- **Task goal**: Skip the pictures and quote all of the lines exactly.

— Start of Recorded data —

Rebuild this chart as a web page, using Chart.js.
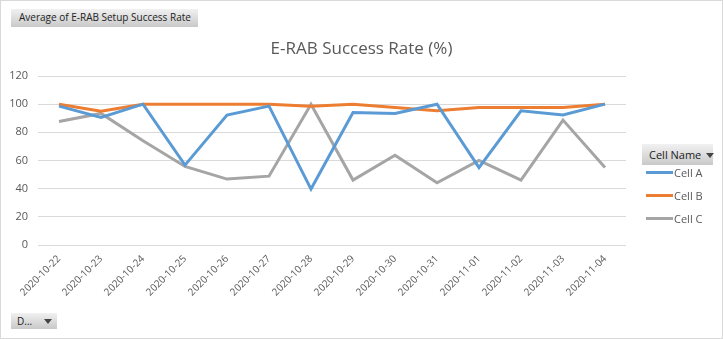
<!DOCTYPE html>
<html>
<head>
<meta charset="utf-8">
<script src="https://cdn.jsdelivr.net/npm/chart.js@4"></script>
<style>
    body { margin: 0; background: #fff; font-family: "Open Sans", "Liberation Sans", sans-serif; }
    #wrap { position: relative; width: 723px; height: 339px; box-sizing: border-box; border: 1px solid #d9d9d9; overflow: hidden; }
    #chartCanvas { position: absolute; left: -1px; top: -1px; }
    .btn {
        position: absolute; box-sizing: border-box; color: #222; font-size: 10px;
        background: linear-gradient(#f1f1f1, #c9c9c9); line-height: 17px; padding-left: 8px; white-space: nowrap;
    }
    .arrow { display: inline-block; margin-left: 5px; width: 0; height: 0; border-left: 4px solid transparent; border-right: 4px solid transparent; border-top: 5px solid #444; vertical-align: 1px; }
    #chartTitle { position: absolute; left: 0; width: 721px; top: 35px; text-align: center; font-size: 17px; color: #595959; }
    .legendItem { position: absolute; left: 645px; font-size: 11px; color: #595959; line-height: 14px; }
    .legendItem span { display: inline-block; width: 27px; height: 3px; vertical-align: 3px; margin-right: 1px; }
</style>
</head>
<body>
<div id="wrap">
    <canvas id="chartCanvas" width="723" height="339"></canvas>
    <div class="btn" style="left:10px; top:8px; width:187px; height:18px;">Average of E-RAB Setup Success Rate</div>
    <div id="chartTitle">E-RAB Success Rate (%)</div>
    <div class="btn" style="left:641px; top:143px; width:71px; height:21px; line-height:21px; padding-left:7px; font-size:11px;">Cell Name<span class="arrow"></span></div>
    <div id="legendBox"></div>
    <div class="btn" style="left:10px; top:312px; width:46px; height:16px; line-height:16px; padding-left:6px;">D...<span class="arrow" style="margin-left:12px"></span></div>
</div>
<script>
const dates = ["2020-10-22", "2020-10-23", "2020-10-24", "2020-10-25", "2020-10-26", "2020-10-27", "2020-10-28",
    "2020-10-29", "2020-10-30", "2020-10-31", "2020-11-01", "2020-11-02", "2020-11-03", "2020-11-04"];
const cellNames = ["Cell A", "Cell B", "Cell C"];
const cellA = [98.6, 90.6, 100, 56.7, 92.2, 98.6, 39.7, 94.1, 93.4, 100, 54.9, 95.3, 92.4, 100];
const cellB = [100, 95, 100, 100, 100, 100, 98.6, 100, 97.6, 95.3, 97.7, 97.7, 97.7, 100];
const cellC = [87.7, 93.4, 74, 55.8, 46.8, 48.9, 100, 46.1, 63.8, 44.2, 60, 46, 88.7, 55];
const yTicks = [0, 20, 40, 60, 80, 100, 120];
const lineColors = ["#5B9BD5", "#ED7D31", "#A5A5A5"];

const seriesList = [cellA, cellB, cellC];

// legend, drawn next to the plot like the Excel field list
let legendMarkup = "";
cellNames.forEach((name, i) => {
    legendMarkup += `<div class="legendItem" style="top:${165 + i * 23}px"><span style="background:${lineColors[i]}"></span>${name}</div>`;
});
document.getElementById("legendBox").innerHTML = legendMarkup;

const ctx = document.getElementById("chartCanvas").getContext("2d");

new Chart(ctx, {
    type: 'line',
    data: {
        labels: dates,
        datasets: seriesList.map((values, i) => ({
            label: cellNames[i],
            data: values,
            borderColor: lineColors[i],
            backgroundColor: lineColors[i],
            borderWidth: 3,
            pointRadius: 0,
            tension: 0,
        })),
    },
    options: {
        responsive: false,
        animation: false,
        layout: { padding: { left: 0, right: 97, top: 76, bottom: 0 } },
        plugins: {
            legend: { display: false },
            tooltip: { enabled: false },
        },
        scales: {
            x: {
                offset: true,
                grid: { display: false, drawTicks: false },
                border: { display: false },
                ticks: {
                    maxRotation: 45,
                    minRotation: 45,
                    padding: 8,
                    color: '#595959',
                    font: { family: 'Open Sans', size: 10 },
                },
                afterFit: scale => { scale.height = 94; },
            },
            y: {
                min: 0,
                max: 120,
                afterBuildTicks: scale => { scale.ticks = yTicks.map(v => ({ value: v })); },
                grid: { color: '#d9d9d9', drawTicks: false },
                border: { display: false },
                ticks: {
                    padding: 10,
                    color: '#595959',
                    font: { family: 'Open Sans', size: 11 },
                },
                afterFit: scale => { scale.width = 38; },
            },
        },
    },
});
</script>
</body>
</html>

— End of Recorded data —

- **Completed exercise**:
Rebuild this chart as a web page, using Chart.js.
<!DOCTYPE html>
<html>
<head>
<meta charset="utf-8">
<script src="https://cdn.jsdelivr.net/npm/chart.js@4"></script>
<style>
    body { margin: 0; background: #fff; font-family: "Open Sans", "Liberation Sans", sans-serif; }
    #wrap { position: relative; width: 723px; height: 339px; box-sizing: border-box; border: 1px solid #d9d9d9; overflow: hidden; }
    #chartCanvas { position: absolute; left: -1px; top: -1px; }
    .btn {
        position: absolute; box-sizing: border-box; color: #222; font-size: 10px;
        background: linear-gradient(#f1f1f1, #c9c9c9); line-height: 17px; padding-left: 8px; white-space: nowrap;
    }
    .arrow { display: inline-block; margin-left: 5px; width: 0; height: 0; border-left: 4px solid transparent; border-right: 4px solid transparent; border-top: 5px solid #444; vertical-align: 1px; }
    #chartTitle { position: absolute; left: 0; width: 721px; top: 35px; text-align: center; font-size: 17px; color: #595959; }
    .legendItem { position: absolute; left: 645px; font-size: 11px; color: #595959; line-height: 14px; }
    .legendItem span { display: inline-block; width: 27px; height: 3px; vertical-align: 3px; margin-right: 1px; }
</style>
</head>
<body>
<div id="wrap">
    <canvas id="chartCanvas" width="723" height="339"></canvas>
    <div class="btn" style="left:10px; top:8px; width:187px; height:18px;">Average of E-RAB Setup Success Rate</div>
    <div id="chartTitle">E-RAB Success Rate (%)</div>
    <div class="btn" style="left:641px; top:143px; width:71px; height:21px; line-height:21px; padding-left:7px; font-size:11px;">Cell Name<span class="arrow"></span></div>
    <div id="legendBox"></div>
    <div class="btn" style="left:10px; top:312px; width:46px; height:16px; line-height:16px; padding-left:6px;">D...<span class="arrow" style="margin-left:12px"></span></div>
</div>
<script>
const dates = ["2020-10-22", "2020-10-23", "2020-10-24", "2020-10-25", "2020-10-26", "2020-10-27", "2020-10-28",
    "2020-10-29", "2020-10-30", "2020-10-31", "2020-11-01", "2020-11-02", "2020-11-03", "2020-11-04"];
const cellNames = ["Cell A", "Cell B", "Cell C"];
const cellA = [98.6, 90.6, 100, 56.7, 92.2, 98.6, 39.7, 94.1, 93.4, 100, 54.9, 95.3, 92.4, 100];
const cellB = [100, 95, 100, 100, 100, 100, 98.6, 100, 97.6, 95.3, 97.7, 97.7, 97.7, 100];
const cellC = [87.7, 93.4, 74, 55.8, 46.8, 48.9, 100, 46.1, 63.8, 44.2, 60, 46, 88.7, 55];
const yTicks = [0, 20, 40, 60, 80, 100, 120];
const lineColors = ["#5B9BD5", "#ED7D31", "#A5A5A5"];

const seriesList = [cellA, cellB, cellC];

// legend, drawn next to the plot like the Excel field list
let legendMarkup = "";
cellNames.forEach((name, i) => {
    legendMarkup += `<div class="legendItem" style="top:${165 + i * 23}px"><span style="background:${lineColors[i]}"></span>${name}</div>`;
});
document.getElementById("legendBox").innerHTML = legendMarkup;

const ctx = document.getElementById("chartCanvas").getContext("2d");

new Chart(ctx, {
    type: 'line',
    data: {
        labels: dates,
        datasets: seriesList.map((values, i) => ({
            label: cellNames[i],
            data: values,
            borderColor: lineColors[i],
            backgroundColor: lineColors[i],
            borderWidth: 3,
            pointRadius: 0,
            tension: 0,
        })),
    },
    options: {
        responsive: false,
        animation: false,
        layout: { padding: { left: 0, right: 97, top: 76, bottom: 0 } },
        plugins: {
            legend: { display: false },
            tooltip: { enabled: false },
        },
        scales: {
            x: {
                offset: true,
                grid: { display: false, drawTicks: false },
                border: { display: false },
                ticks: {
                    maxRotation: 45,
                    minRotation: 45,
                    padding: 8,
                    color: '#595959',
                    font: { family: 'Open Sans', size: 10 },
                },
                afterFit: scale => { scale.height = 94; },
            },
            y: {
                min: 0,
                max: 120,
                afterBuildTicks: scale => { scale.ticks = yTicks.map(v => ({ value: v })); },
                grid: { color: '#d9d9d9', drawTicks: false },
                border: { display: false },
                ticks: {
                    padding: 10,
                    color: '#595959',
                    font: { family: 'Open Sans', size: 11 },
                },
                afterFit: scale => { scale.width = 38; },
            },
        },
    },
});
</script>
</body>
</html>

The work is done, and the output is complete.